--- Start ---

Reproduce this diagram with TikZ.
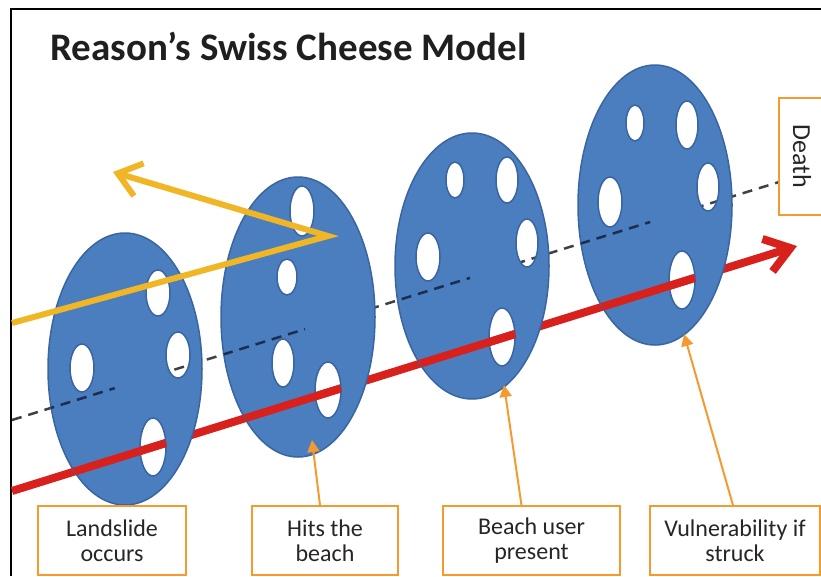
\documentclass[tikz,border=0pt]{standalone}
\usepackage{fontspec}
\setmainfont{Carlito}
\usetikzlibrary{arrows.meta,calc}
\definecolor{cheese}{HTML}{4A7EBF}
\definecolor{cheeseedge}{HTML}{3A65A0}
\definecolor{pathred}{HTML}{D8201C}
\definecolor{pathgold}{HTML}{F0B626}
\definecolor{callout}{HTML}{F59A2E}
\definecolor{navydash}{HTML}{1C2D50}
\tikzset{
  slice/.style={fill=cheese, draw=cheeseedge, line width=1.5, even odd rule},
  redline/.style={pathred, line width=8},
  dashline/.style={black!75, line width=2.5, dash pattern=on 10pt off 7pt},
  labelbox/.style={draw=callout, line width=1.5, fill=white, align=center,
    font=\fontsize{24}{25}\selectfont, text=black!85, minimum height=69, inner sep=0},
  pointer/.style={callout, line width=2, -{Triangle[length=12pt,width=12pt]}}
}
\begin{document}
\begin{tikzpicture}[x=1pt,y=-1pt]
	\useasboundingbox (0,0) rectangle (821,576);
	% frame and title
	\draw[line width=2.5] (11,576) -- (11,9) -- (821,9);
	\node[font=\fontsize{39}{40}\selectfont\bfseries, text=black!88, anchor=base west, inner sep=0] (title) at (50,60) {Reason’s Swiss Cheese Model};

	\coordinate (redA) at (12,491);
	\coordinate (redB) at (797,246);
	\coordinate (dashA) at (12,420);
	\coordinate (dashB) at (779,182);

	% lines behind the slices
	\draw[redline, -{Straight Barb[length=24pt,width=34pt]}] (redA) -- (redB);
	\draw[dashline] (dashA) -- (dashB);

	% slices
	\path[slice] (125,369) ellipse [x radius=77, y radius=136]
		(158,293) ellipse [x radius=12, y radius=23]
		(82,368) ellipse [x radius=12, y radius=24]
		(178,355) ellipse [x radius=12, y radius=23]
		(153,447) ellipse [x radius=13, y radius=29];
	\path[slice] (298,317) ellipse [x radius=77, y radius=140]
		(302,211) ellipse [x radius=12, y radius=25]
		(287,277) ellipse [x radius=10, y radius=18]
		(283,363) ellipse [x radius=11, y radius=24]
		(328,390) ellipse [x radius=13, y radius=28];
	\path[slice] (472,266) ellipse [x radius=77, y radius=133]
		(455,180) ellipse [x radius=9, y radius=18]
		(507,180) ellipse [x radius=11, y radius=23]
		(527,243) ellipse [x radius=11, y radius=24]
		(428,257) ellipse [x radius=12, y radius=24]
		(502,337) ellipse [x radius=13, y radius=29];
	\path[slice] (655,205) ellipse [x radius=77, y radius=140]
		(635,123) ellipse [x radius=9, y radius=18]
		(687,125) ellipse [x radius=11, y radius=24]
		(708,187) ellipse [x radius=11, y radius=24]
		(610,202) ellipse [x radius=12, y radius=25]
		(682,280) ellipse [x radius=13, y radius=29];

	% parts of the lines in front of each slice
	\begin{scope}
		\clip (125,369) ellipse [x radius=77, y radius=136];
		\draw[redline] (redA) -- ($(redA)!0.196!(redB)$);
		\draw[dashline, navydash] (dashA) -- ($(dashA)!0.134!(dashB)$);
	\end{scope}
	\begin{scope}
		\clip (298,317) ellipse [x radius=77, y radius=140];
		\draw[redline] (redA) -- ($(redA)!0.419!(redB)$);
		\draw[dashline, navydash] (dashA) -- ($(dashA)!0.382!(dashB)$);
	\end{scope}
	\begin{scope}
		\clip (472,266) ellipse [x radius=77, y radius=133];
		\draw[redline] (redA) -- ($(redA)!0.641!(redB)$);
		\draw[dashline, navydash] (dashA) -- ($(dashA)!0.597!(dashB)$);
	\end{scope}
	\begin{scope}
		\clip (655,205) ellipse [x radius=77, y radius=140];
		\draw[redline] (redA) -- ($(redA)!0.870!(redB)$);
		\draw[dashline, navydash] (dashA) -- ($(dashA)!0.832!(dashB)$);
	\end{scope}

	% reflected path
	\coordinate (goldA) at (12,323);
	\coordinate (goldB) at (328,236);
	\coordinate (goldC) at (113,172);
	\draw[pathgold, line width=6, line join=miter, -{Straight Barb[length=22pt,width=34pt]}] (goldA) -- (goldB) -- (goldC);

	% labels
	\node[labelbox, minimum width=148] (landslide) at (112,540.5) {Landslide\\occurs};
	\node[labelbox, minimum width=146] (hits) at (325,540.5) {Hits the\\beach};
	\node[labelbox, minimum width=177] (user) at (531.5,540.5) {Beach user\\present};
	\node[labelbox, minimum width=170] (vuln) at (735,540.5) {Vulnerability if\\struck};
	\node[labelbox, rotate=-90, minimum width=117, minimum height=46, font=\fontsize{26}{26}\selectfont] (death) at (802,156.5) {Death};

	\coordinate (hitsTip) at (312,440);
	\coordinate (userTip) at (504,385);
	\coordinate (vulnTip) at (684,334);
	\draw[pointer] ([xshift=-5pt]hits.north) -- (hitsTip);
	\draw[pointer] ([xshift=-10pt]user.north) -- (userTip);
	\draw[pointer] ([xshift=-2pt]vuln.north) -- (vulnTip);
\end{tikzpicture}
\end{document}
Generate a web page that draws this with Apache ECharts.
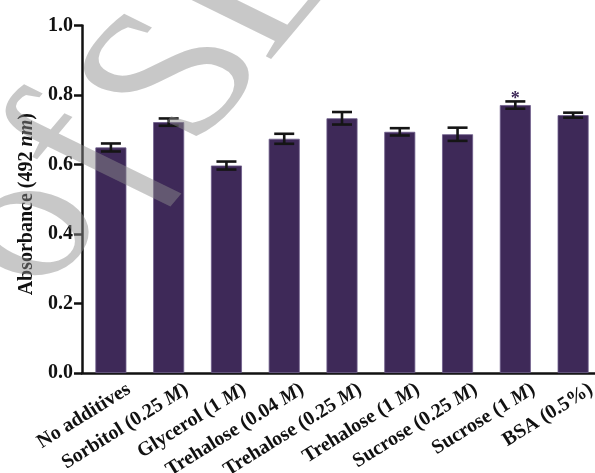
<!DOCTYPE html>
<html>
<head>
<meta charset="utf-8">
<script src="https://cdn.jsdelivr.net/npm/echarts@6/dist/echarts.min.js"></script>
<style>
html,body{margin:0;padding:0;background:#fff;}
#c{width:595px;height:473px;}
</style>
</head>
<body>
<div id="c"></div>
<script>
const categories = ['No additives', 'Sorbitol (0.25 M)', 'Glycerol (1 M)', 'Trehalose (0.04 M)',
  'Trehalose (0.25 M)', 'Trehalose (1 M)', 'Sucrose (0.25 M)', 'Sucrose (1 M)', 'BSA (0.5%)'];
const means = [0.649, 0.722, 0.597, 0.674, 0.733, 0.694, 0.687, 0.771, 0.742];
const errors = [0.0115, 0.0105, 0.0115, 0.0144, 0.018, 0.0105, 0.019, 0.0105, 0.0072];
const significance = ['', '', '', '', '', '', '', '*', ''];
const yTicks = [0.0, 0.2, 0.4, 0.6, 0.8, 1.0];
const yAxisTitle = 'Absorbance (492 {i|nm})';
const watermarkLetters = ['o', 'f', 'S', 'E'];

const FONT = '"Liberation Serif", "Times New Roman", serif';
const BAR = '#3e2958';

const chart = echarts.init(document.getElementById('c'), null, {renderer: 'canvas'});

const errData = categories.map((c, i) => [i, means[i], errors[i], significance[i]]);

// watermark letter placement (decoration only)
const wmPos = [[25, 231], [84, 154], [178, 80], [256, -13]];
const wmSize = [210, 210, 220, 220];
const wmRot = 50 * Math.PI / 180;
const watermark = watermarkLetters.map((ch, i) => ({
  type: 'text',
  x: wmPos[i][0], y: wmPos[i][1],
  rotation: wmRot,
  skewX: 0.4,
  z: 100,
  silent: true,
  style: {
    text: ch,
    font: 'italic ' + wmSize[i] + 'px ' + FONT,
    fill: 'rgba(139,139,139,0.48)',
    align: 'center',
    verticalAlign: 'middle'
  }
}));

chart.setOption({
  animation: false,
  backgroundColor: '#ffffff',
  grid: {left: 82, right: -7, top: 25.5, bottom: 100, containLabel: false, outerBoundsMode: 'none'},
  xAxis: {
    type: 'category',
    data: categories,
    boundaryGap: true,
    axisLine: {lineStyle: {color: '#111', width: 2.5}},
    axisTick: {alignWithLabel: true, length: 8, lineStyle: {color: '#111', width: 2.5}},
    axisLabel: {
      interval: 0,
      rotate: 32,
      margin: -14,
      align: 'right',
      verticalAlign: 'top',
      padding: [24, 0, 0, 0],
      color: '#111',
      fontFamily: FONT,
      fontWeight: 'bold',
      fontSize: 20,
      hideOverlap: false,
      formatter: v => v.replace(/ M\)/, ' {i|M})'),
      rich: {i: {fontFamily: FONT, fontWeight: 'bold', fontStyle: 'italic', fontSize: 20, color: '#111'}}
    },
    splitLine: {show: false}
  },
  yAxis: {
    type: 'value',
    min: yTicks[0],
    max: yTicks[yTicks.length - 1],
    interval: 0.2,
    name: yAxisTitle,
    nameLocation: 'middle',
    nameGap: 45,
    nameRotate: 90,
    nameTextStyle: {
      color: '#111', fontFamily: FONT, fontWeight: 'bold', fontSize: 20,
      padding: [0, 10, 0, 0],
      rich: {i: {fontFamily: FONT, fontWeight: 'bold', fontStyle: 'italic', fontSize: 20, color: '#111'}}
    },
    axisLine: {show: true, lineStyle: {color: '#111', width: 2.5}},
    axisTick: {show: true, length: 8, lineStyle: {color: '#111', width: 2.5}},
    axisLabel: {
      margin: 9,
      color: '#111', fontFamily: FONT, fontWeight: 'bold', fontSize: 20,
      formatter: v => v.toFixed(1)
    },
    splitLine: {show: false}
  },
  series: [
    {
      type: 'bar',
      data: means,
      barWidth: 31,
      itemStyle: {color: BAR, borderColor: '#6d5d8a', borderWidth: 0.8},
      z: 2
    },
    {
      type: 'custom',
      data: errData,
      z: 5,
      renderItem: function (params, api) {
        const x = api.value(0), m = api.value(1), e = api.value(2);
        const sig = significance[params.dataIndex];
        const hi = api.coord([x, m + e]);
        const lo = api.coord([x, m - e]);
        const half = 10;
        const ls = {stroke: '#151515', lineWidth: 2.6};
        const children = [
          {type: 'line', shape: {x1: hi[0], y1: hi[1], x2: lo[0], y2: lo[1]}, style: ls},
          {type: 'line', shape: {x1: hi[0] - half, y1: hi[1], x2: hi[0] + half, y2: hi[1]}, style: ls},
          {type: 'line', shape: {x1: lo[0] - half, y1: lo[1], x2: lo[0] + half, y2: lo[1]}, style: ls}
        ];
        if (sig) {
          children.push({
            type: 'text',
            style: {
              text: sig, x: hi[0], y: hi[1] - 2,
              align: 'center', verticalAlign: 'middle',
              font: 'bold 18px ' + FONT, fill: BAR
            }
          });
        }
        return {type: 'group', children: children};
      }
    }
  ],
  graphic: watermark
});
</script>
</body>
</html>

--- End ---

### Exercise objective
Everything from the first line of the listing above through the line that contains "(dashB) at (779,182);" is to be restated word for word, minus the pictures.

### Completed exercise
Reproduce this diagram with TikZ.
\documentclass[tikz,border=0pt]{standalone}
\usepackage{fontspec}
\setmainfont{Carlito}
\usetikzlibrary{arrows.meta,calc}
\definecolor{cheese}{HTML}{4A7EBF}
\definecolor{cheeseedge}{HTML}{3A65A0}
\definecolor{pathred}{HTML}{D8201C}
\definecolor{pathgold}{HTML}{F0B626}
\definecolor{callout}{HTML}{F59A2E}
\definecolor{navydash}{HTML}{1C2D50}
\tikzset{
  slice/.style={fill=cheese, draw=cheeseedge, line width=1.5, even odd rule},
  redline/.style={pathred, line width=8},
  dashline/.style={black!75, line width=2.5, dash pattern=on 10pt off 7pt},
  labelbox/.style={draw=callout, line width=1.5, fill=white, align=center,
    font=\fontsize{24}{25}\selectfont, text=black!85, minimum height=69, inner sep=0},
  pointer/.style={callout, line width=2, -{Triangle[length=12pt,width=12pt]}}
}
\begin{document}
\begin{tikzpicture}[x=1pt,y=-1pt]
	\useasboundingbox (0,0) rectangle (821,576);
	% frame and title
	\draw[line width=2.5] (11,576) -- (11,9) -- (821,9);
	\node[font=\fontsize{39}{40}\selectfont\bfseries, text=black!88, anchor=base west, inner sep=0] (title) at (50,60) {Reason’s Swiss Cheese Model};

	\coordinate (redA) at (12,491);
	\coordinate (redB) at (797,246);
	\coordinate (dashA) at (12,420);
	\coordinate (dashB) at (779,182);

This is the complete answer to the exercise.